Finding Your Standardized Test Fit
Advice from Kristen on finding which standardized test is perfect for you.
By Kristen Lemaster
August 16, 2011
I can save you a lot of time and frustration in deciding which of these two major standardized tests to take and when by just saying this: Take them both twice with writing, and don’t take them too late.
Let me explain that first part, the reasoning behind taking them both. The SAT and ACT are essentially the same test in terms of mathematics and critical reading, and anyone who attempts to explain a very miniscule or complex difference between the two is just making stuff up. The biggest difference is that the ACT also has a science section, and the entire test in general requires you to work a little faster than the SAT. For some unexplained reason, people tend to do slightly better on one test than the other, but it’s really weird and random as to which test that is, so take them both – and make sure you take them with writing.
Currently, almost all colleges require them with writing, but the (potentially) good news is that your writing score doesn’t actually matter that much. This is subject to change, of course, but as of right now and next year and probably the year after, colleges don’t really care that much about your essays. Many schools don’t yet trust the essay scores to be an accurate representation of students’ capabilities because they are a relatively new addition to the test, so they mostly look at your SAT score on the 1600 scale: your critical reading score plus your math score.

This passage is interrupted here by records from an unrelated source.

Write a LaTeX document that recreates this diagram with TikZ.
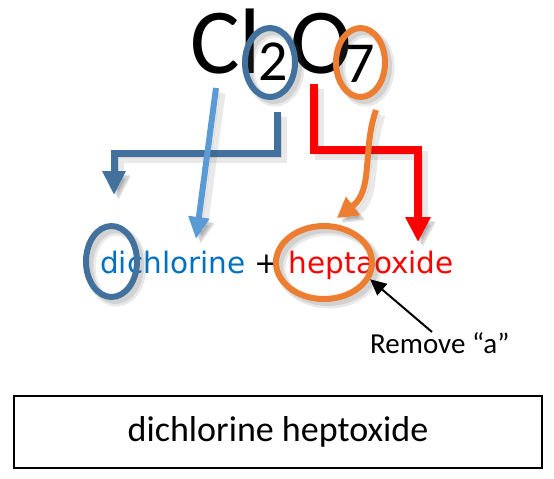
\documentclass[tikz,border=0pt]{standalone}
\usepackage{fontspec}
\setmainfont{DejaVu Sans}
\newfontfamily\carl{Carlito}
\usetikzlibrary{shapes.geometric,arrows.meta}
\definecolor{dblue}{RGB}{65,113,156}
\definecolor{lblue}{RGB}{91,155,213}
\definecolor{orng}{RGB}{237,125,49}
\definecolor{tblue}{RGB}{0,112,192}
\begin{document}
\begin{tikzpicture}[x=1pt,y=-1pt,
  shad/.style={preaction={draw=black!70,opacity=0.12,line width=9,transform canvas={xshift=5pt,yshift=-5pt}},
               preaction={draw=black!70,opacity=0.15,transform canvas={xshift=4pt,yshift=-4pt}}},
  ring/.style={ellipse,draw=#1,line width=6,inner sep=0,shad},
  bigtxt/.style={inner sep=0,anchor=base west,font=\carl\fontsize{93}{100}\selectfont},
  subtxt/.style={inner sep=0,anchor=base west,font=\carl\fontsize{58}{62}\selectfont},
  elbow/.style={line width=#1,miter limit=10,shad},
]
\useasboundingbox (0,0) rectangle (554,479);
% formula
\node[bigtxt] (cl) at (190,73) {Cl};
\node[subtxt] (two) at (258,80) {2};
\node[bigtxt] (o) at (290,73) {O};
\node[subtxt] (seven) at (345,82) {7};
% name line
\node[inner sep=0,anchor=base west,font=\fontsize{29.5}{32}\selectfont] (name) at (100,273)
  {\textcolor{tblue}{dichlorine} + \textcolor{red}{heptaoxide}};
% coordinates
\coordinate (b1) at (277,112);
\coordinate (btip) at (114,195);
\coordinate (r1) at (314,84);
\coordinate (rtip) at (418,242);
\coordinate (l1) at (216,88);
\coordinate (ltip) at (196,239);
\coordinate (o1) at (376,110);
\coordinate (otip) at (337,218);
% elbow arrows
\draw[elbow=7,draw=dblue,-{Triangle[width=22pt,length=24pt]}] (b1) -- ++(0,41) -| (btip);
\draw[elbow=8,draw=red,-{Triangle[width=24pt,length=25pt]}] (r1) -- ++(0,66) -| (rtip);
\draw[line width=6,draw=lblue,shad,-{Triangle[width=20pt,length=22pt]}] (l1) -- (ltip);
\draw[line width=6,draw=orng,shad,-{Triangle[width=22pt,length=20pt]}] (o1) .. controls (362,150) and (374,190) .. (otip);
% rings
\node[ring=dblue,minimum width=50,minimum height=69] (e2) at (270,62.5) {};
\node[ring=orng,minimum width=49,minimum height=69] (e7) at (360.5,62.5) {};
\node[ring=dblue,minimum width=51,minimum height=71] (ed) at (111.5,261.5) {};
\node[ring=orng,minimum width=96,minimum height=73] (eh) at (324,262.5) {};
% remove note
\node[inner sep=0,anchor=base west,font=\carl\fontsize{29}{32}\selectfont] (rem) at (370,353) {Remove “a”};
\coordinate (k1) at (432,332);
\draw[line width=2,-{Triangle[width=15pt,length=16pt]}] (k1) -- (eh.-20);
% result box
\node[draw,line width=2,minimum width=528,minimum height=72,inner sep=0,font=\carl\fontsize{36}{40}\selectfont] (box) at (278,432) {dichlorine heptoxide};
\end{tikzpicture}
\end{document}
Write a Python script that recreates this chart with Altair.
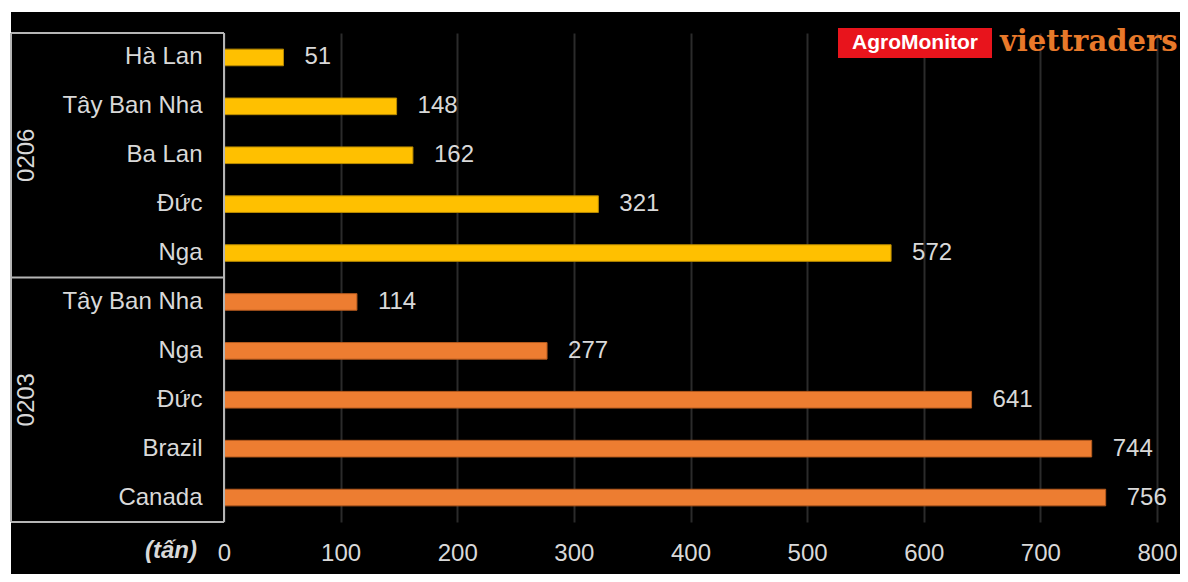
import altair as alt
import pandas as pd

# ---- data ----
groups = ["0206", "0206", "0206", "0206", "0206", "0203", "0203", "0203", "0203", "0203"]
countries = ["Hà Lan", "Tây Ban Nha", "Ba Lan", "Đức", "Nga",
             "Tây Ban Nha", "Nga", "Đức", "Brazil", "Canada"]
values = [51, 148, 162, 321, 572, 114, 277, 641, 744, 756]
group_names = ["0206", "0203"]
group_colors = ["#FFC000", "#ED7D31"]
group_strokes = ["#B88A00", "#B45A1E"]
x_ticks = [0, 100, 200, 300, 400, 500, 600, 700, 800]
unit_label = ["(tấn)"]
logo_left = ["AgroMonitor"]
logo_right = ["viettraders"]

keys = [f"{g}|{c}" for g, c in zip(groups, countries)]
df = pd.DataFrame({"key": keys, "group": groups, "country": countries, "value": values})
mid_keys = [keys[2], keys[7]]
grp_df = pd.DataFrame({"key": mid_keys, "label": group_names})

W, H = 933, 489
PL, PT, PR, PB = 216, 25, 23, 52
FONT = "Liberation Sans"
LABEL = "#d9d9d9"
FS = 24

y_scale = alt.Scale(paddingInner=0.66, paddingOuter=0.33)
y_enc = alt.Y(
    "key:N", sort=keys, scale=y_scale,
    axis=alt.Axis(title=None, labelExpr="split(datum.value, '|')[1]", domain=False,
                  ticks=False, labelPadding=22, labelFontSize=FS, labelColor=LABEL,
                  labelFont=FONT, grid=False),
)
x_enc = alt.X(
    "value:Q", scale=alt.Scale(domain=[0, 800], nice=False),
    axis=alt.Axis(title=None, values=x_ticks, grid=True, gridColor="#2b2b2b", gridWidth=2,
                  domain=False, ticks=False, labelPadding=19, labelFontSize=FS,
                  labelColor=LABEL, labelFont=FONT, labelFlush=False),
)

one = pd.DataFrame({"a": [0]})

# thin white page strips at top and left (the reference's black panel starts a little inset)
strip_top = alt.Chart(one).mark_rect(color="#ffffff").encode(
    x=alt.value(-PL), x2=alt.value(W + PR), y=alt.value(-PT), y2=alt.value(-PT + 4))
strip_left = alt.Chart(one).mark_rect(color="#ffffff").encode(
    x=alt.value(-PL), x2=alt.value(-PL + 3), y=alt.value(-PT), y2=alt.value(H + PB))

base = alt.Chart(df)
bars = base.mark_bar(strokeWidth=1).encode(
    x=x_enc, y=y_enc,
    color=alt.Color("group:N", scale=alt.Scale(domain=group_names, range=group_colors), legend=None),
    stroke=alt.Stroke("group:N", scale=alt.Scale(domain=group_names, range=group_strokes), legend=None),
)
vals = base.mark_text(align="left", baseline="middle", dx=21, fontSize=FS, color=LABEL, font=FONT).encode(
    x="value:Q", y=alt.Y("key:N", sort=keys), text="value:Q"
)
grp = alt.Chart(grp_df).mark_text(angle=270, baseline="middle", align="center", fontSize=FS,
                                   color=LABEL, font=FONT).encode(
    x=alt.value(-197), y=alt.Y("key:N", sort=keys), text="label:N"
)

BOX = "#b5b5b5"


def hrule(yv):
    return alt.Chart(one).mark_rule(color=BOX, strokeWidth=2).encode(
        x=alt.value(-213), x2=alt.value(0), y=alt.value(yv))


def vrule(xv):
    return alt.Chart(one).mark_rule(color=BOX, strokeWidth=2).encode(
        x=alt.value(xv), y=alt.value(0), y2=alt.value(H))


box = hrule(0) + hrule(H / 2) + hrule(H) + vrule(-213) + vrule(0)

unit = alt.Chart(pd.DataFrame({"t": unit_label})).mark_text(
    align="right", baseline="middle", fontSize=FS, fontStyle="italic", fontWeight="bold",
    color=LABEL, font=FONT).encode(x=alt.value(-27), y=alt.value(H + 29), text="t:N")

logo_box = alt.Chart(one).mark_rect(color="#E8141C").encode(
    x=alt.value(614), x2=alt.value(768), y=alt.value(-5), y2=alt.value(25))
logo_t1 = alt.Chart(pd.DataFrame({"t": logo_left})).mark_text(
    align="center", baseline="middle", fontSize=21, fontWeight="bold", color="white",
    font=FONT).encode(x=alt.value(691), y=alt.value(10), text="t:N")
logo_t2 = alt.Chart(pd.DataFrame({"t": logo_right})).mark_text(
    align="left", baseline="middle", fontSize=29, fontWeight="bold", color="#E8792A",
    font="DejaVu Serif").encode(x=alt.value(776), y=alt.value(9), text="t:N")

chart = alt.layer(strip_top, strip_left, bars, vals, grp, box, unit,
                  logo_box, logo_t1, logo_t2).properties(
    width=W, height=H,
    padding={"left": PL, "top": PT, "right": PR, "bottom": PB},
    autosize=alt.AutoSizeParams(type="none"),
    background="#000000",
).configure_view(stroke=None)

chart.save("out.html", embed_options={"renderer": "svg", "actions": False})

This sucks for people like me, who can rock an essay question but only manage a 670 on math, but it’s awesome news for those of you who haven’t yet mastered the art of timed writing and those of you who get nervous or bored or cynical when asked to try.
Now the second part of that advice is the real trick. Don’t take them too late. There is no rigid timeline you should be following. Collegeboard will suggest that you take them once in junior year and maybe twice your senior year, but unfortunately it isn’t that universal. You should take the SAT/ACT your first time right after you take Algebra II or the equivalent. If you take it too early, you may be scared away by the advanced stuff and make yourself less confident. If you take it too late (in pre-calc is fine, Calculus is probably too late), you’ve already forgotten a lot of the basics or will overthink the questions.
The first time you take either test (ideally sometime between summer before junior year and summer before senior year), don’t worry, don’t study, don’t stress yourself out. Tell yourself that you have another chance if you aren’t happy with these scores, but try your absolute best, and you’ll find out what your raw score is.
The second time you take either standardized test (ideally the summer before or fall of senior year), study some. Pick up a prep book, review some vocabulary, but again, don’t stress. If you need to, you can take the test a third time in the winter or early spring of your senior year and send the updated scores to your colleges. Don’t take either test more than three times, as there are rumors that some schools then begin to average your scores.
In terms of personal advice, I think you have to psych yourself up for it. You have to be in the mindset that this test doesn’t define you; this test is an opportunity for you to showcase just how brilliant you really are. As an example, a lot of students think that in order to get a perfect score on the essay you have to quote someone historically famous or cite a literary work of significance or use huge, awkward words in all the right places.
I scored a perfect 800 twice – my first essay was about how the Internet is like The Breakfast Club in terms of bringing diverse people together (I had just watched it at a friend’s house the night before), and the second was about my high school’s scholar bowl team, and I didn’t write a conclusion for either of them (in fact, I didn’t even punctuate the end of that first essay because it was kind of in the middle of a sentence).
You can’t beat yourself up over things like that. Some prompts will be terrible or difficult or so open-ended that you don’t even know where to start; most of them probably will, actually, but remember that 99% of the people are thinking the same thing you are (why me, this is just my luck, can I go back to bed now, etc. etc.) and millions more have already been through that and survived. I promise, promise, promise, that you will, too, and if you let yourself relax and just do the best you can, you’ll be surprised how well you do.